Connect to Amazon S3

This article explains how to connect to AWS S3 from Databricks.

Databricks recommends using Unity Catalog to configure access to S3 and volumes for direct interaction with files. See Connect to cloud object storage using Unity Catalog.

Access S3 buckets using instance profiles

You can load IAM roles as instance profiles in Databricks and attach instance profiles to clusters to control data access to S3. Databricks recommends using instance profiles when Unity Catalog is unavailable for your environment or workload. For a tutorial on using instance profiles with Databricks, see Tutorial: Configure S3 access with an instance profile.

The AWS user who creates the IAM role must:

  • Be an AWS account user with permission to create or update IAM roles, IAM policies, S3 buckets, and cross-account trust relationships.

The Databricks user who adds the IAM role as an instance profile in Databricks must:

  • Be a workspace admin

Once you add the instance profile to your workspace, you can grant users, groups, or service principals have permissions to launch clusters with the instance profile. See Manage instance profiles in Databricks.

Use both cluster access control and notebook access control together to protect access to the instance profile. See Cluster access control and Collaborate using Databricks notebooks.

Access S3 buckets with URIs and AWS keys

You can set Spark properties to configure a AWS keys to access S3.

Databricks recommends using secret scopes for storing all credentials. You can grant users, service principals, and groups in your workspace access to read the secret scope. This protects the AWS key while allowing users to access S3. To create a secret scope, see Secret scopes.

The credentials can be scoped to either a cluster or a notebook.

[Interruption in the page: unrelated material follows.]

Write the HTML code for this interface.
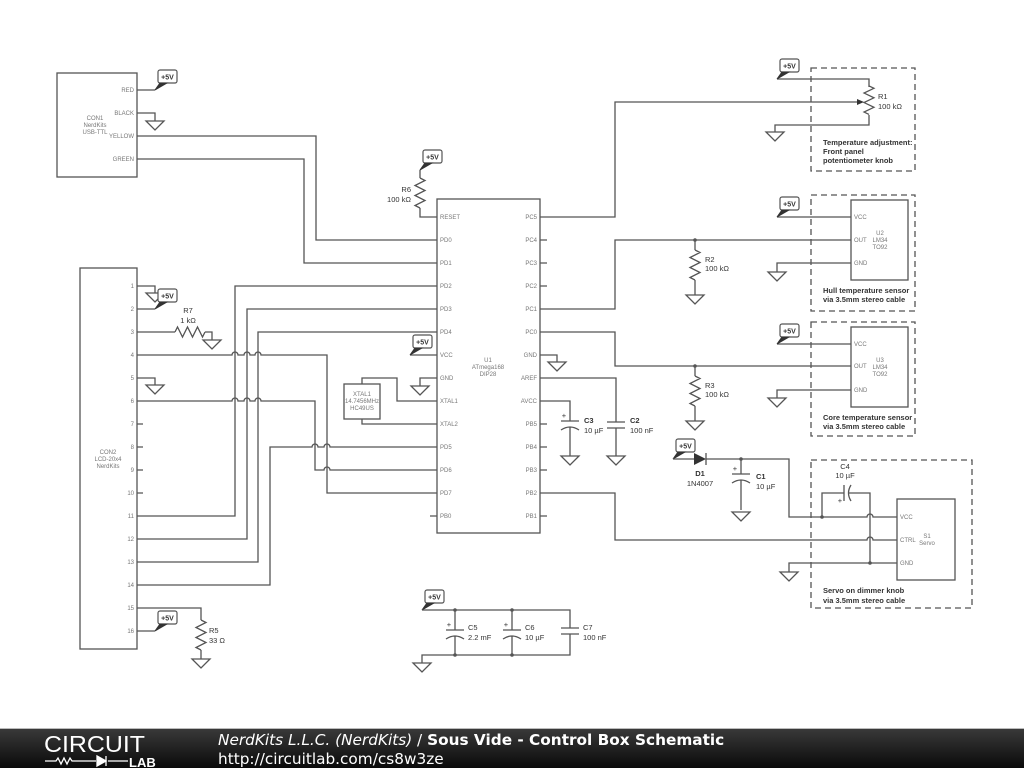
<!DOCTYPE html>
<html><head><meta charset="utf-8"><style>
html,body{margin:0;padding:0;background:#fff;width:1024px;height:768px;overflow:hidden}
svg{display:block}
.w{fill:none;stroke:#555;stroke-width:1.3}
.b{fill:#fff;stroke:#555;stroke-width:1.3}
.d{fill:none;stroke:#555;stroke-width:1.3;stroke-dasharray:6,4}
.p{font-family:"Liberation Sans",sans-serif;font-size:6px;fill:#777}
.l{font-family:"Liberation Sans",sans-serif;font-size:7.5px;fill:#333}
.t{font-family:"Liberation Sans",sans-serif;font-size:7.5px;fill:#333;font-weight:bold}
.f{font-family:"Liberation Sans",sans-serif;font-size:7px;fill:#333;font-weight:bold}
</style></head><body>
<svg width="1024" height="768" viewBox="0 0 1024 768" xmlns="http://www.w3.org/2000/svg">
<defs>
<path id="g" d="M-9,0 L9,0 L0,9 Z" fill="#fff" stroke="#555" stroke-width="1.3"/>
<g id="v"><rect x="3" y="-20" width="19" height="13" rx="2" fill="#fff" stroke="#555" stroke-width="1.2"/><path d="M0,0 L5,-7 L12,-7 Z" fill="#333" stroke="#333" stroke-width="1"/><text x="12.5" y="-10.5" text-anchor="middle" class="f">+5V</text></g>
<path id="zv" d="M0,0 l5,2.5 l-10,5 l10,5 l-10,5 l10,5 l-10,5 l5,2.5" fill="none" stroke="#555" stroke-width="1.3"/>
<path id="zh" d="M0,0 l2.5,-5 l5,10 l5,-10 l5,10 l5,-10 l5,10 l2.5,-5" fill="none" stroke="#555" stroke-width="1.3"/>
</defs>

<!-- CON1 -->
<rect x="57" y="73" width="80" height="104" class="b"/>
<text x="95" y="120" class="p" text-anchor="middle">CON1</text>
<text x="95" y="127" class="p" text-anchor="middle">NerdKits</text>
<text x="95" y="134" class="p" text-anchor="middle">USB-TTL</text>
<text x="134" y="92" class="p" text-anchor="end">RED</text>
<text x="134" y="115" class="p" text-anchor="end">BLACK</text>
<text x="134" y="138" class="p" text-anchor="end">YELLOW</text>
<text x="134" y="161" class="p" text-anchor="end">GREEN</text>
<path class="w" d="M137,90H155 M137,113H155V121 M137,136H316V240H437 M137,159H304V263H437"/>
<use href="#v" x="155" y="90"/>
<use href="#g" x="155" y="121"/>

<!-- CON2 -->
<rect x="80" y="268" width="57" height="381" class="b"/>
<text x="108" y="454" class="p" text-anchor="middle">CON2</text>
<text x="108" y="461" class="p" text-anchor="middle">LCD-20x4</text>
<text x="108" y="468" class="p" text-anchor="middle">NerdKits</text>
<g class="p" text-anchor="end">
<text x="134" y="288">1</text><text x="134" y="311">2</text><text x="134" y="334">3</text><text x="134" y="357">4</text>
<text x="134" y="380">5</text><text x="134" y="403">6</text><text x="134" y="426">7</text><text x="134" y="449">8</text>
<text x="134" y="472">9</text><text x="134" y="495">10</text><text x="134" y="518">11</text><text x="134" y="541">12</text>
<text x="134" y="564">13</text><text x="134" y="587">14</text><text x="134" y="610">15</text><text x="134" y="633">16</text>
</g>
<path class="w" d="M137,286H155V293 M137,309H155 M137,332H175 M205,332H212V340 M137,378H155V385 M137,424H143 M137,447H143 M137,470H143 M137,493H143"/>
<use href="#g" x="155" y="293"/>
<use href="#g" x="155" y="385"/>
<use href="#v" x="155" y="309"/>
<use href="#zh" x="175" y="332"/>
<use href="#g" x="212" y="340"/>
<text x="188" y="313" class="l" text-anchor="middle">R7</text>
<text x="188" y="323" class="l" text-anchor="middle">1 kΩ</text>
<path class="w" d="M137,355H232 a3,3 0 0 1 6,0 H244 a3,3 0 0 1 6,0 H255 a3,3 0 0 1 6,0 H327V493H437"/>
<path class="w" d="M137,401H232 a3,3 0 0 1 6,0 H244 a3,3 0 0 1 6,0 H255 a3,3 0 0 1 6,0 H315V470H324 a3,3 0 0 1 6,0 H437"/>
<path class="w" d="M137,516H235V286H437 M137,539H247V309H437 M137,562H258V332H437 M137,585H270V447H312 a3,3 0 0 1 6,0 H324 a3,3 0 0 1 6,0 H437"/>
<path class="w" d="M137,608H201V620 M201,650V659 M137,631H155"/>
<use href="#zv" x="201" y="620"/>
<use href="#g" x="201" y="659"/>
<use href="#v" x="155" y="631"/>
<text x="209" y="633" class="l">R5</text>
<text x="209" y="643" class="l">33 Ω</text>

<!-- U1 -->
<rect x="437" y="199" width="103" height="334" class="b"/>
<text x="488" y="362" class="p" text-anchor="middle">U1</text>
<text x="488" y="369" class="p" text-anchor="middle">ATmega168</text>
<text x="488" y="376" class="p" text-anchor="middle">DIP28</text>
<g class="p">
<text x="440" y="219">RESET</text><text x="440" y="242">PD0</text><text x="440" y="265">PD1</text><text x="440" y="288">PD2</text>
<text x="440" y="311">PD3</text><text x="440" y="334">PD4</text><text x="440" y="357">VCC</text><text x="440" y="380">GND</text>
<text x="440" y="403">XTAL1</text><text x="440" y="426">XTAL2</text><text x="440" y="449">PD5</text><text x="440" y="472">PD6</text>
<text x="440" y="495">PD7</text><text x="440" y="518">PB0</text>
</g>
<g class="p" text-anchor="end">
<text x="537" y="219">PC5</text><text x="537" y="242">PC4</text><text x="537" y="265">PC3</text><text x="537" y="288">PC2</text>
<text x="537" y="311">PC1</text><text x="537" y="334">PC0</text><text x="537" y="357">GND</text><text x="537" y="380">AREF</text>
<text x="537" y="403">AVCC</text><text x="537" y="426">PB5</text><text x="537" y="449">PB4</text><text x="537" y="472">PB3</text>
<text x="537" y="495">PB2</text><text x="537" y="518">PB1</text>
</g>
<path class="w" d="M430,516H437 M540,240H547 M540,263H547 M540,286H547 M540,424H547 M540,447H547 M540,470H547 M540,516H547"/>
<path class="w" d="M420,170V178 M420,208V217H437"/>
<use href="#zv" x="420" y="178"/>
<use href="#v" x="420" y="170"/>
<text x="411" y="192" class="l" text-anchor="end">R6</text>
<text x="411" y="202" class="l" text-anchor="end">100 kΩ</text>
<path class="w" d="M410,355H437 M437,378H420V386"/>
<use href="#v" x="410" y="355"/>
<use href="#g" x="420" y="386"/>
<rect x="344" y="384" width="36" height="35" class="b"/>
<text x="362" y="396" class="p" text-anchor="middle">XTAL1</text>
<text x="362" y="403" class="p" text-anchor="middle">14.7456MHz</text>
<text x="362" y="410" class="p" text-anchor="middle">HC49US</text>
<path class="w" d="M362,384V378H397V401H437 M362,419V424H437"/>

<path class="w" d="M540,355H557V362"/>
<use href="#g" x="557" y="362"/>
<path class="w" d="M540,378H616V422 M607,422H625 M607,428H625 M616,428V456"/>
<use href="#g" x="616" y="456"/>
<path class="w" d="M540,401H570V421 M561,421H579 M561,430Q570,424 579,430 M570,427V456"/>
<use href="#g" x="570" y="456"/>
<text x="564" y="418" class="l" text-anchor="middle">+</text>
<text x="584" y="423" class="t">C3</text><text x="584" y="433" class="l">10 µF</text>
<text x="630" y="423" class="t">C2</text><text x="630" y="433" class="l">100 nF</text>

<!-- R1 -->
<path class="w" d="M540,217H615V102H862 M777,79H869V87 M869,115V125H775V132"/>
<path d="M864,102 L857,99 L857,105 Z" fill="#333"/>
<use href="#zv" x="869" y="87" transform="translate(0,-1) scale(1,0.95) translate(0,4.5)"/>
<use href="#v" x="777" y="79"/>
<use href="#g" x="775" y="132"/>
<text x="878" y="99" class="l">R1</text><text x="878" y="109" class="l">100 kΩ</text>
<rect x="811" y="68" width="104" height="103" class="d"/>
<text x="823" y="145" class="t">Temperature adjustment:</text>
<text x="823" y="154" class="t">Front panel</text>
<text x="823" y="163" class="t">potentiometer knob</text>

<!-- U2 -->
<path class="w" d="M540,309H615V240H851 M695,240V250 M695,280V295 M777,217H851 M851,263H777V272"/>
<circle cx="695" cy="240" r="1.8" fill="#555"/>
<use href="#zv" x="695" y="250"/>
<use href="#g" x="695" y="295"/>
<use href="#v" x="777" y="217"/>
<use href="#g" x="777" y="272"/>
<text x="705" y="262" class="l">R2</text><text x="705" y="271" class="l">100 kΩ</text>
<rect x="851" y="200" width="57" height="80" class="b"/>
<text x="854" y="219" class="p">VCC</text><text x="854" y="242" class="p">OUT</text><text x="854" y="265" class="p">GND</text>
<text x="880" y="235" class="p" text-anchor="middle">U2</text><text x="880" y="242" class="p" text-anchor="middle">LM34</text><text x="880" y="249" class="p" text-anchor="middle">TO92</text>
<rect x="811" y="195" width="104" height="116" class="d"/>
<text x="823" y="293" class="t">Hull temperature sensor</text>
<text x="823" y="302" class="t">via 3.5mm stereo cable</text>

<!-- U3 -->
<path class="w" d="M540,332H615V366H851 M695,366V376 M695,406V421 M777,344H851 M851,390H777V398"/>
<circle cx="695" cy="366" r="1.8" fill="#555"/>
<use href="#zv" x="695" y="376"/>
<use href="#g" x="695" y="421"/>
<use href="#v" x="777" y="344"/>
<use href="#g" x="777" y="398"/>
<text x="705" y="388" class="l">R3</text><text x="705" y="397" class="l">100 kΩ</text>
<rect x="851" y="327" width="57" height="80" class="b"/>
<text x="854" y="346" class="p">VCC</text><text x="854" y="368" class="p">OUT</text><text x="854" y="392" class="p">GND</text>
<text x="880" y="362" class="p" text-anchor="middle">U3</text><text x="880" y="369" class="p" text-anchor="middle">LM34</text><text x="880" y="376" class="p" text-anchor="middle">TO92</text>
<rect x="811" y="322" width="104" height="114" class="d"/>
<text x="823" y="420" class="t">Core temperature sensor</text>
<text x="823" y="429" class="t">via 3.5mm stereo cable</text>

<!-- D1 / servo -->
<use href="#v" x="673" y="459"/>
<path class="w" d="M673,459H695 M706,459H789V517H867 a3,3 0 0 1 6,0 H897 M706,453V465 M741,459V474 M732,474H750 M732,483Q741,477 750,483 M741,480V510"/>
<path d="M694,453 L706,459 L694,465 Z" fill="#333"/>
<circle cx="741" cy="459" r="1.8" fill="#555"/>
<use href="#g" x="741" y="512"/>
<text x="735" y="471" class="l" text-anchor="middle">+</text>
<text x="700" y="476" class="t" text-anchor="middle">D1</text><text x="700" y="486" class="l" text-anchor="middle">1N4007</text>
<text x="756" y="479" class="t">C1</text><text x="756" y="489" class="l">10 µF</text>
<path class="w" d="M822,517V493H844 M844,485V501 M851,485Q846,493 851,501 M848,493H870V563 M540,493H615V540H867 a3,3 0 0 1 6,0 H897 M897,563H789V572"/>
<circle cx="822" cy="517" r="1.8" fill="#555"/>
<circle cx="870" cy="563" r="1.8" fill="#555"/>
<use href="#g" x="789" y="572"/>
<text x="840" y="503" class="l" text-anchor="middle">+</text>
<text x="845" y="469" class="l" text-anchor="middle">C4</text><text x="845" y="478" class="l" text-anchor="middle">10 µF</text>
<rect x="897" y="499" width="58" height="81" class="b"/>
<text x="900" y="519" class="p">VCC</text><text x="900" y="542" class="p">CTRL</text><text x="900" y="565" class="p">GND</text>
<text x="927" y="538" class="p" text-anchor="middle">S1</text><text x="927" y="545" class="p" text-anchor="middle">Servo</text>
<rect x="811" y="460" width="161" height="148" class="d"/>
<text x="823" y="593" class="t">Servo on dimmer knob</text>
<text x="823" y="603" class="t">via 3.5mm stereo cable</text>

<!-- C5 C6 C7 -->
<use href="#v" x="422" y="610"/>
<path class="w" d="M422,610H570V628 M455,610V630 M446,630H464 M446,639Q455,633 464,639 M455,636V655 M512,610V630 M503,630H521 M503,639Q512,633 521,639 M512,636V655 M561,628H579 M561,634H579 M570,634V655H422V663"/>
<circle cx="455" cy="610" r="1.8" fill="#555"/><circle cx="512" cy="610" r="1.8" fill="#555"/>
<circle cx="455" cy="655" r="1.8" fill="#555"/><circle cx="512" cy="655" r="1.8" fill="#555"/>
<use href="#g" x="422" y="663"/>
<text x="449" y="627" class="l" text-anchor="middle">+</text><text x="506" y="627" class="l" text-anchor="middle">+</text>
<text x="468" y="630" class="l">C5</text><text x="468" y="640" class="l">2.2 mF</text>
<text x="525" y="630" class="l">C6</text><text x="525" y="640" class="l">10 µF</text>
<text x="583" y="630" class="l">C7</text><text x="583" y="640" class="l">100 nF</text>

<!-- footer -->
<defs><linearGradient id="fg" x1="0" y1="0" x2="0" y2="1"><stop offset="0" stop-color="#3a3a3a"/><stop offset="1" stop-color="#0a0a0a"/></linearGradient></defs>
<rect x="0" y="728" width="1024" height="40" fill="url(#fg)"/>
<line x1="0" y1="728.5" x2="1024" y2="728.5" stroke="#bbb"/>
<text x="44" y="752" font-family="Liberation Sans,sans-serif" font-size="23" fill="#fff" textLength="101" lengthAdjust="spacingAndGlyphs">CIRCUIT</text>
<path d="M45,761H56 l2,-3 l3,6 l3,-6 l3,6 l3,-6 l2,3 H96 M108,761H128" fill="none" stroke="#fff" stroke-width="1.3"/>
<path d="M97,756 L106,761 L97,766 Z M106,756V766" fill="#fff" stroke="#fff" stroke-width="1.3"/>
<text x="129" y="767" font-family="Liberation Sans,sans-serif" font-size="13" font-weight="bold" fill="#fff">LAB</text>
<text x="218" y="745" font-family="DejaVu Sans,sans-serif" font-size="15.3" fill="#fff"><tspan font-style="italic">NerdKits L.L.C. (NerdKits)</tspan> / <tspan font-weight="bold">Sous Vide - Control Box Schematic</tspan></text>
<text x="218" y="764" font-family="DejaVu Sans,sans-serif" font-size="15.3" fill="#fff">http://circuitlab.com/cs8w3ze</text>
</svg>
</body></html>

Use both cluster access control and notebook access control together to protect access to S3. See Cluster access control and Collaborate using Databricks notebooks.

To set Spark properties, use the following snippet in a cluster’s Spark configuration to set the AWS keys stored in secret scopes as environment variables:

AWS_SECRET_ACCESS_KEY={{secrets/scope/aws_secret_access_key}}
AWS_ACCESS_KEY_ID={{secrets/scope/aws_access_key_id}}

You can then read from S3 using the following commands:

aws_bucket_name = "my-s3-bucket"

df = spark.read.load(f"s3a://{aws_bucket_name}/flowers/delta/")
display(df)
dbutils.fs.ls(f"s3a://{aws_bucket_name}/")

Access S3 with open-source Hadoop options

Databricks Runtime supports configuring the S3A filesystem using open-source Hadoop options. You can configure global properties and per-bucket properties.

Global configuration

# Global S3 configuration
spark.hadoop.fs.s3a.aws.credentials.provider <aws-credentials-provider-class>
spark.hadoop.fs.s3a.endpoint <aws-endpoint>
spark.hadoop.fs.s3a.server-side-encryption-algorithm SSE-KMS

Per-bucket configuration

You configure per-bucket properties using the syntax spark.hadoop.fs.s3a.bucket.<bucket-name>.<configuration-key>. This lets you set up buckets with different credentials, endpoints, and so on.

For example, in addition to global S3 settings you can configure each bucket individually using the following keys:

# Set up authentication and endpoint for a specific bucket
spark.hadoop.fs.s3a.bucket.<bucket-name>.aws.credentials.provider <aws-credentials-provider-class>
spark.hadoop.fs.s3a.bucket.<bucket-name>.endpoint <aws-endpoint>

# Configure a different KMS encryption key for a specific bucket
spark.hadoop.fs.s3a.bucket.<bucket-name>.server-side-encryption.key <aws-kms-encryption-key>

Access Requester Pays buckets

To enable access to Requester Pays buckets, add the following line to your cluster’s Spark configuration:

spark.hadoop.fs.s3a.requester-pays.enabled true

Note

Databricks does not support Delta Lake writes to Requester Pays buckets.

Deprecated patterns for storing and accessing data from Databricks

The following are deprecated storage patterns:

Important

  • The S3A filesystem enables caching by default and releases resources on ‘FileSystem.close()’. To avoid other threads using a reference to the cached file system incorrectly, do not explicitly use the ‘FileSystem.close().

  • The S3A filesystem does not remove directory markers when closing an output stream. Legacy applications based on Hadoop versions that do not include HADOOP-13230 can misinterpret them as empty directories even if there are files inside.